Al-Qaida-breakaway group criticizes al-Zawahri

MAAMOUN YOUSSEF
Associated Press

CAIRO (AP) — The official spokesman of an al-Qaida-breakaway group has strongly criticized its parent organization’s head, Ayman al-Zawahri, for siding with a rival jihadi group in Syria.

In an audio message posted on militant websites late Sunday, Abu Mohammed al-Adnani, spokesman of the Islamic State in Iraq and the Levant, accused al-Zawahri of being responsible “for shedding Muslim blood” and urged him to step down for the election of another leader. The tone and level of criticism against al-Zawahri by a fellow jihadi were rare.

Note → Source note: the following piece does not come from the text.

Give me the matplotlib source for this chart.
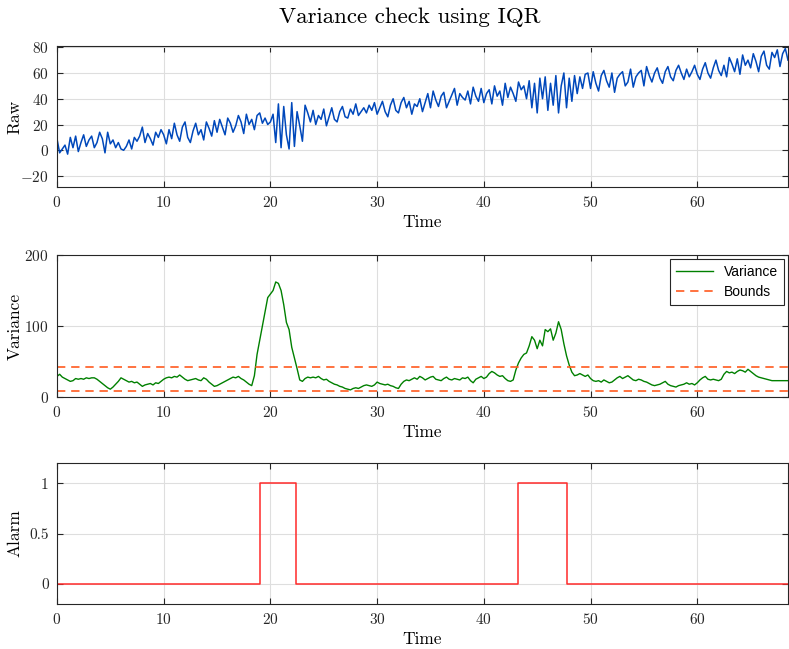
import numpy as np
import matplotlib
matplotlib.use('Agg')
import matplotlib.pyplot as plt

plt.rcParams['font.family'] = 'serif'
plt.rcParams['font.serif'] = ['cmr10', 'DejaVu Serif']
plt.rcParams['mathtext.fontset'] = 'cm'
plt.rcParams['axes.unicode_minus'] = False
plt.rcParams['axes.formatter.use_mathtext'] = True

# sample spacing of the time axis (0 .. 68.5)
dt = 0.25

raw = [9, -2, 1, 4, -3, 10, 2, 11, -1, 6, 12, 3, 8, 11, 2, 6, 14, 9, -2, 14,
       5, 8, 2, 6, 1, 0, 3, 8, 1, 10, 7, 11, 18, 6, 13, 9, 4, 14, 10, 16,
       12, 5, 16, 9, 21, 12, 7, 18, 22, 10, 6, 15, 21, 12, 16, 8, 22, 17, 11, 23,
       14, 24, 18, 12, 25, 21, 14, 19, 27, 22, 13, 28, 20, 24, 16, 27, 29, 21, 25, 20,
       22, 28, 6, 36, 2, 34, 12, 1, 37, 3, 30, 19, 7, 35, 29, 22, 31, 20, 27, 24,
       32, 19, 26, 33, 24, 22, 30, 34, 26, 25, 32, 28, 36, 27, 30, 33, 29, 35, 31, 37,
       28, 33, 38, 30, 26, 35, 40, 31, 29, 37, 41, 33, 38, 28, 36, 34, 40, 30, 37, 44,
       33, 46, 39, 34, 42, 45, 33, 38, 43, 48, 35, 44, 41, 39, 46, 36, 49, 42, 38, 48,
       37, 44, 47, 36, 50, 42, 46, 35, 52, 41, 49, 44, 38, 53, 47, 50, 40, 54, 33, 52,
       29, 56, 40, 57, 31, 52, 35, 58, 29, 50, 60, 33, 56, 38, 58, 44, 57, 48, 59, 60,
       48, 61, 52, 46, 58, 62, 54, 49, 60, 45, 56, 59, 61, 50, 53, 63, 49, 57, 60, 62,
       50, 65, 58, 53, 60, 64, 56, 52, 61, 65, 57, 54, 62, 66, 60, 55, 63, 57, 61, 66,
       59, 55, 63, 68, 60, 56, 64, 70, 62, 58, 66, 57, 72, 67, 61, 71, 59, 74, 66, 70,
       64, 75, 69, 61, 73, 77, 66, 63, 76, 72, 78, 65, 75, 79, 70]

variance = [29, 32, 28, 26, 24, 22, 23, 26, 25, 26, 25, 27, 26, 27, 27, 25, 22, 19, 16, 13,
            11, 14, 18, 22, 27, 25, 23, 21, 22, 20, 21, 18, 15, 17, 18, 19, 17, 20, 19, 22,
            25, 27, 28, 27, 29, 28, 31, 28, 25, 23, 24, 25, 26, 24, 23, 27, 25, 21, 18, 15,
            16, 18, 20, 22, 24, 26, 28, 27, 29, 26, 24, 21, 18, 16, 30, 60, 80, 100, 120, 140,
            145, 150, 162, 160, 150, 130, 105, 95, 70, 55, 40, 24, 22, 26, 28, 27, 28, 27, 29, 26,
            24, 25, 22, 20, 18, 17, 15, 14, 12, 11, 10, 12, 13, 12, 14, 16, 17, 16, 15, 17,
            21, 19, 18, 17, 18, 16, 15, 13, 12, 18, 22, 24, 23, 25, 27, 25, 29, 27, 24, 26,
            28, 29, 25, 24, 23, 26, 28, 25, 24, 26, 25, 24, 27, 26, 28, 23, 20, 25, 27, 29,
            26, 28, 33, 36, 34, 31, 29, 30, 26, 23, 22, 24, 38, 48, 55, 60, 62, 72, 85, 80,
            68, 80, 72, 95, 92, 96, 80, 90, 106, 95, 75, 58, 45, 35, 30, 31, 33, 31, 29, 31,
            26, 23, 22, 23, 21, 24, 22, 20, 21, 24, 27, 29, 26, 28, 30, 27, 24, 23, 25, 24,
            22, 21, 19, 17, 16, 17, 18, 20, 22, 18, 16, 15, 14, 16, 17, 18, 20, 18, 19, 17,
            20, 24, 27, 29, 25, 24, 25, 24, 23, 25, 32, 36, 34, 35, 33, 36, 38, 37, 35, 39,
            36, 33, 30, 28, 27, 26, 25, 24, 23, 23, 23, 23, 23, 23, 23]

bounds = [8, 42]

alarm_t = [0, 19.0, 19.0, 22.4, 22.4, 43.2, 43.2, 47.8, 47.8, 68.5]
alarm_v = [0, 0, 1, 1, 0, 0, 1, 1, 0, 0]

t = np.arange(len(raw)) * dt
t_end = t[-1]

fig = plt.figure(figsize=(7.89, 6.49), dpi=100)
fig.suptitle('Variance check using IQR', fontsize=16.5, x=0.519, y=0.988)

W = 0.9265
ax1 = fig.add_axes([0.0722, 0.7119, W, 0.2173])
ax2 = fig.add_axes([0.0722, 0.3883, W, 0.2188])
ax3 = fig.add_axes([0.0722, 0.0693, W, 0.2173])

ax1.plot(t, raw, color='#0048bb', lw=1.1)
ax1.set_ylim(-28.5, 81)
ax1.set_yticks([-20, 0, 20, 40, 60, 80])
ax1.set_ylabel('Raw')

ax2.plot(t, variance, color='#008000', lw=1.0, label='Variance')
ax2.axhline(bounds[0], color='#ff5a1f', lw=1.2, ls=(0, (5, 3.5)), label='Bounds')
ax2.axhline(bounds[1], color='#ff5a1f', lw=1.2, ls=(0, (5, 3.5)))
ax2.set_ylim(0, 200)
ax2.set_yticks([0, 100, 200])
ax2.set_ylabel('Variance')
leg = ax2.legend(loc='upper right', prop={'family': 'Liberation Sans', 'size': 10},
                 fancybox=False, framealpha=1, edgecolor='#262626',
                 handlelength=2.7, labelspacing=0.45, borderaxespad=0.3)
leg.get_frame().set_linewidth(0.8)

ax3.plot(alarm_t, alarm_v, color='#ff2a2a', lw=1.1)
ax3.set_ylim(-0.2, 1.2)
ax3.set_yticks([0, 0.5, 1])
ax3.set_yticklabels(['0', '0.5', '1'])
ax3.set_ylabel('Alarm')

for ax in (ax1, ax2, ax3):
    ax.set_xlim(0, t_end)
    ax.set_xticks([0, 10, 20, 30, 40, 50, 60])
    ax.set_xlabel('Time', fontsize=12.5, labelpad=3)
    ax.yaxis.label.set_size(12.5)
    ax.yaxis.set_label_coords(-0.047, 0.5)
    ax.grid(True, color='#dedede', lw=0.8)
    ax.set_axisbelow(True)
    ax.tick_params(direction='in', top=True, right=True, length=4, pad=6,
                   labelsize=11, colors='#262626', width=0.8)
    for s in ax.spines.values():
        s.set_color('#262626')
        s.set_linewidth(0.8)

fig.savefig('out.png', dpi=100)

The crisis escalated after al-Zawahri recognized the Nusra Front as al-Qaida’s official branch in Syria and urged the Islamic State’s leader, Abu Bakr al-Baghdadi, to withdraw his men from there. He also ordered the establishment of an independent Islamic court to settle the issue, a move rejected by al-Baghdadi.

Al-Adnani considered the decision by al-Zawahri a “fatal mistake” that led to infighting between the two groups. Over 3,000 have been killed in the fighting over the past months.

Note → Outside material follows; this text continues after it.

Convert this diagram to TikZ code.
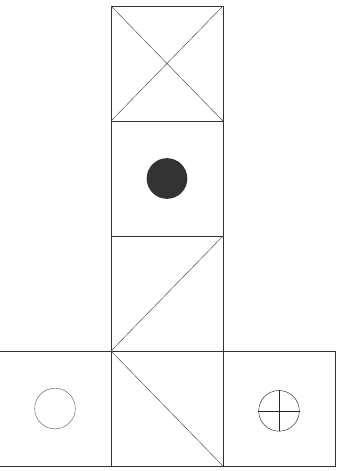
\documentclass[tikz,border=0pt]{standalone}
\usepackage{tikz}
\usetikzlibrary{positioning}
\tikzset{
  face/.style={
    draw=black!80,
    thin,
    minimum width=3.36cm,
    minimum height=3.45cm,
    inner sep=0pt,
    outer sep=0pt
  },
  spot/.style={circle, inner sep=0pt, minimum size=1.22cm},
  edge/.style={draw=black!70, thin}
}

\begin{document}
\begin{tikzpicture}[x=0.03cm, y=-0.03cm]
        \useasboundingbox (0,0) rectangle (337,471);

        \node[face] (top) at (167,63.5) {};
        \node[face, below=0pt of top] (dot) {};
        \node[face, below=0pt of dot] (slash) {};
        \node[face, below=0pt of slash] (back) {};
        \node[face, left=0pt of back] (ring) {};
        \node[face, right=0pt of back] (cross) {};

        \draw[edge] (top.north west) -- (top.south east)
                    (top.north east) -- (top.south west);
        \draw[edge] (slash.south west) -- (slash.north east);
        \draw[edge] (back.north west) -- (back.south east);

        \node[spot, fill=black!80] (ball) at (dot) {};
        \node[spot, draw=black!60, thin] (hoop) at (ring) {};
        \node[spot, draw=black!85, thin] (target) at ([yshift=-2]cross) {};
        \draw[black!85, thin] (target.north) -- (target.south)
                              (target.west) -- (target.east);
\end{tikzpicture}
\end{document}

“We call on you to undo your fatal mistake … because you are the one who kindled sedition, you are the one who will extinguish it,” al-Adnani told al-Zawahri.

Al-Adnani urged the selection of a new al-Qaida leader.

“Isn’t there any wise Muslim on earth to be chosen by Muslims as a leader… ending this fragmentation and discord?” he asked. “He would be the one to form this new court… this is the solution and there is no other one.”

He also criticized al-Zawahri for not calling on Muslims “to fight against Egypt’s renegade army, the army of el-Sissi the new pharaoh.”

He was referring to Abdel-Fattah el-Sissi, Egypt’s former military chief who is poised to win the presidency in elections later this month after deposing Islamist President Mohammed Morsi last summer.

Al-Adnani told al-Zawahri that al-Qaida’s late leader, Osama bin Laden: “managed to maintain the unity of the Muslim word and you scattered it.”